On August 20, a force consisting of twenty-three Soviet Army divisions invaded Czechoslovakia. Token NSWP contingents, including one Hungarian, two East German, and two Polish divisions, along with one Bulgarian brigade, also took part in the invasion. In the wake of its invasion, the Soviet Union installed a more compliant communist party leadership and concluded a status-of-forces agreement with Czechoslovakia, which established a permanent Soviet presence in that country for the first time. Five Soviet Army divisions remained in Czechoslovakia to protect the country from future "imperialist threats." These troops became the Central Group of Forces (CGF) and added to Soviet strength directly bordering NATO. The Czechoslovak Army, having failed to oppose the Soviet intervention and defend the country's sovereignty, suffered a tremendous loss of prestige after 1968. At Soviet direction, reliable Czechoslovak authorities conducted a purge and political re-education campaign in the Czechoslovak Army and cut its size. After 1968 the Soviet Union closed and reorganized the Klement Gottwald Military Academy. With its one-time junior partner now proven unreliable, the Soviet Union turned to Poland as its principal East European ally.

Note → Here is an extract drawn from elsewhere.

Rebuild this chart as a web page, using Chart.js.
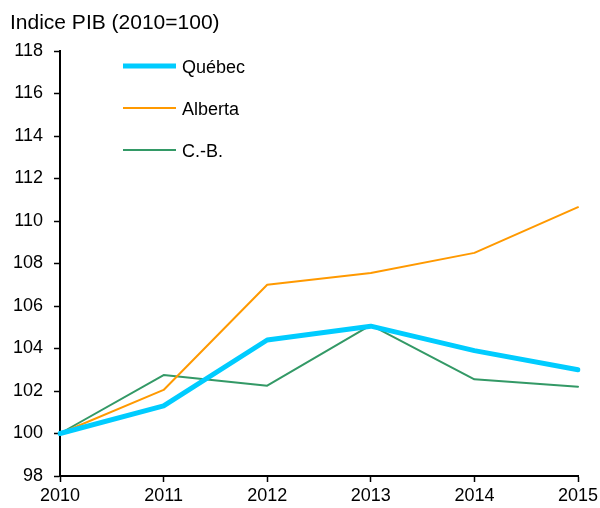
<!DOCTYPE html>
<html>
<head>
<meta charset="utf-8">
<script src="https://cdn.jsdelivr.net/npm/chart.js@4"></script>
<style>
  html, body { margin: 0; padding: 0; background: #fff; }
  #wrap { width: 600px; height: 508px; }
</style>
</head>
<body>
<div id="wrap"><canvas id="pib-chart" width="600" height="508"></canvas></div>
<script>
const years = ["2010", "2011", "2012", "2013", "2014", "2015"];
const quebec = [100, 101.3, 104.4, 105.05, 103.9, 103.0];
const alberta = [100, 102.05, 107.0, 107.55, 108.5, 110.65];
const cb = [100, 102.75, 102.25, 105.1, 102.55, 102.2];
const yTicks = [98, 100, 102, 104, 106, 108, 110, 112, 114, 116, 118];

const font = "'Liberation Sans', Arial, sans-serif";

// title + legend drawn inside the plot like the original
const overlay = {
  id: "overlay",
  afterDraw(chart) {
    const ctx = chart.ctx;
    ctx.save();
    ctx.fillStyle = "#000";
    ctx.font = "21px " + font;
    ctx.textBaseline = "alphabetic";
    ctx.fillText("Indice PIB (2010=100)", 10, 28.5);

    ctx.font = "18px " + font;
    chart.data.datasets.forEach((ds, i) => {
      let y = 66 + i * 42;
      ctx.strokeStyle = ds.borderColor;
      ctx.lineWidth = ds.borderWidth;
      ctx.lineCap = "butt";
      ctx.beginPath();
      ctx.moveTo(123, y);
      ctx.lineTo(176, y);
      ctx.stroke();
      ctx.fillStyle = "#000";
      ctx.fillText(ds.label, 182, y + 6.5);
    });
    ctx.restore();
  }
};

const ctx = document.getElementById("pib-chart").getContext("2d");
const chart = new Chart(ctx, {
  type: "line",
  data: {
    labels: years,
    datasets: [
      { label: "Québec", data: quebec, borderColor: "#00ccff", borderWidth: 5 },
      { label: "Alberta", data: alberta, borderColor: "#ff9900", borderWidth: 2 },
      { label: "C.-B.", data: cb, borderColor: "#339966", borderWidth: 2 }
    ]
  },
  options: {
    responsive: false,
    animation: false,
    layout: { padding: { top: 51, right: 22, left: 0, bottom: 0 } },
    elements: {
      point: { radius: 0, hoverRadius: 0 },
      line: { tension: 0, borderJoinStyle: "round", borderCapStyle: "round" }
    },
    plugins: {
      legend: { display: false },
      title: { display: false },
      tooltip: { enabled: false }
    },
    scales: {
      x: {
        offset: false,
        afterFit: (s) => { s.height = 32; s.paddingRight = 0; },
        grid: { drawOnChartArea: false, drawTicks: true, tickLength: 6, tickColor: "#000", tickWidth: 1.5 },
        border: { color: "#000", width: 2 },
        ticks: { color: "#000", font: { family: font, size: 18 }, padding: 3, maxRotation: 0 }
      },
      y: {
        min: 98,
        max: 118,
        afterFit: (s) => { s.width = 60; },
        afterBuildTicks: (s) => { s.ticks = yTicks.map(v => ({ value: v })); },
        grid: { drawOnChartArea: false, drawTicks: true, tickLength: 6, tickColor: "#000", tickWidth: 1.5 },
        border: { color: "#000", width: 2 },
        ticks: { color: "#000", font: { family: font, size: 18 }, padding: 11 }
      }
    }
  },
  plugins: [overlay]
});
</script>
</body>
</html>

The Warsaw Pact invasion of Czechoslovakia showed the hollowness of the Soviet alliance system in Eastern Europe in both its political and its military aspects. The Soviet Union did not convene the PCC to invoke the Warsaw Pact during the 1968 crisis because a formal PCC session would have revealed a deep rift in the Soviet alliance and given Czechoslovakia an international platform from which it could have defended its reform program. The Soviet Union did not allow NSWP officers to direct the Warsaw Pact exercises that preceded the intervention in Czechoslovakia, and Soviet Army officers commanded all multinational exercises during the crisis. While the intervention force was mobilized and deployed under the Warsaw Pact's commander in chief, the Soviet General Staff transferred full operational command of the invasion to the commander in chief of the Soviet ground forces, Army General I. G. Pavlovskii. Despite the participation of numerous East European army units, the invasion of Czechoslovakia was not in any sense a multilateral action. The Soviet invasion force carried out all important operations on Czechoslovakia's territory. Moreover, the Soviet Union quickly withdrew all NSWP troops from Czechoslovakia to forestall the possibility of their ideological contamination. NSWP participation served primarily to make the invasion appear to be a multinational operation and to deflect direct international criticism of the Soviet Union.

While the participation of four NSWP armies in the Soviet-led invasion of Czechoslovakia demonstrated considerable Warsaw Pact cohesion, the invasion also served to erode it. The invasion of Czechoslovakia proved that the Warsaw Pact's internal mission of keeping orthodox East European communist party regimes in power -- and less orthodox ones in line -- was more important than the external mission of defending its member states against external aggression. The Soviet Union was unable to conceal the fact that the alliance served as the ultimate mechanism for its control of Eastern Europe. Formulated in response to the crisis in Czechoslovakia, the so-called Brezhnev Doctrine declared that the East European countries had "limited" sovereignty to be exercised only as long as it did not damage the interests of the "socialist commonwealth" as a whole. Since the Soviet Union defined the interests of the "socialist commonwealth," it could force its NSWP allies to respect its overwhelming security interest in keeping Eastern Europe as its buffer zone.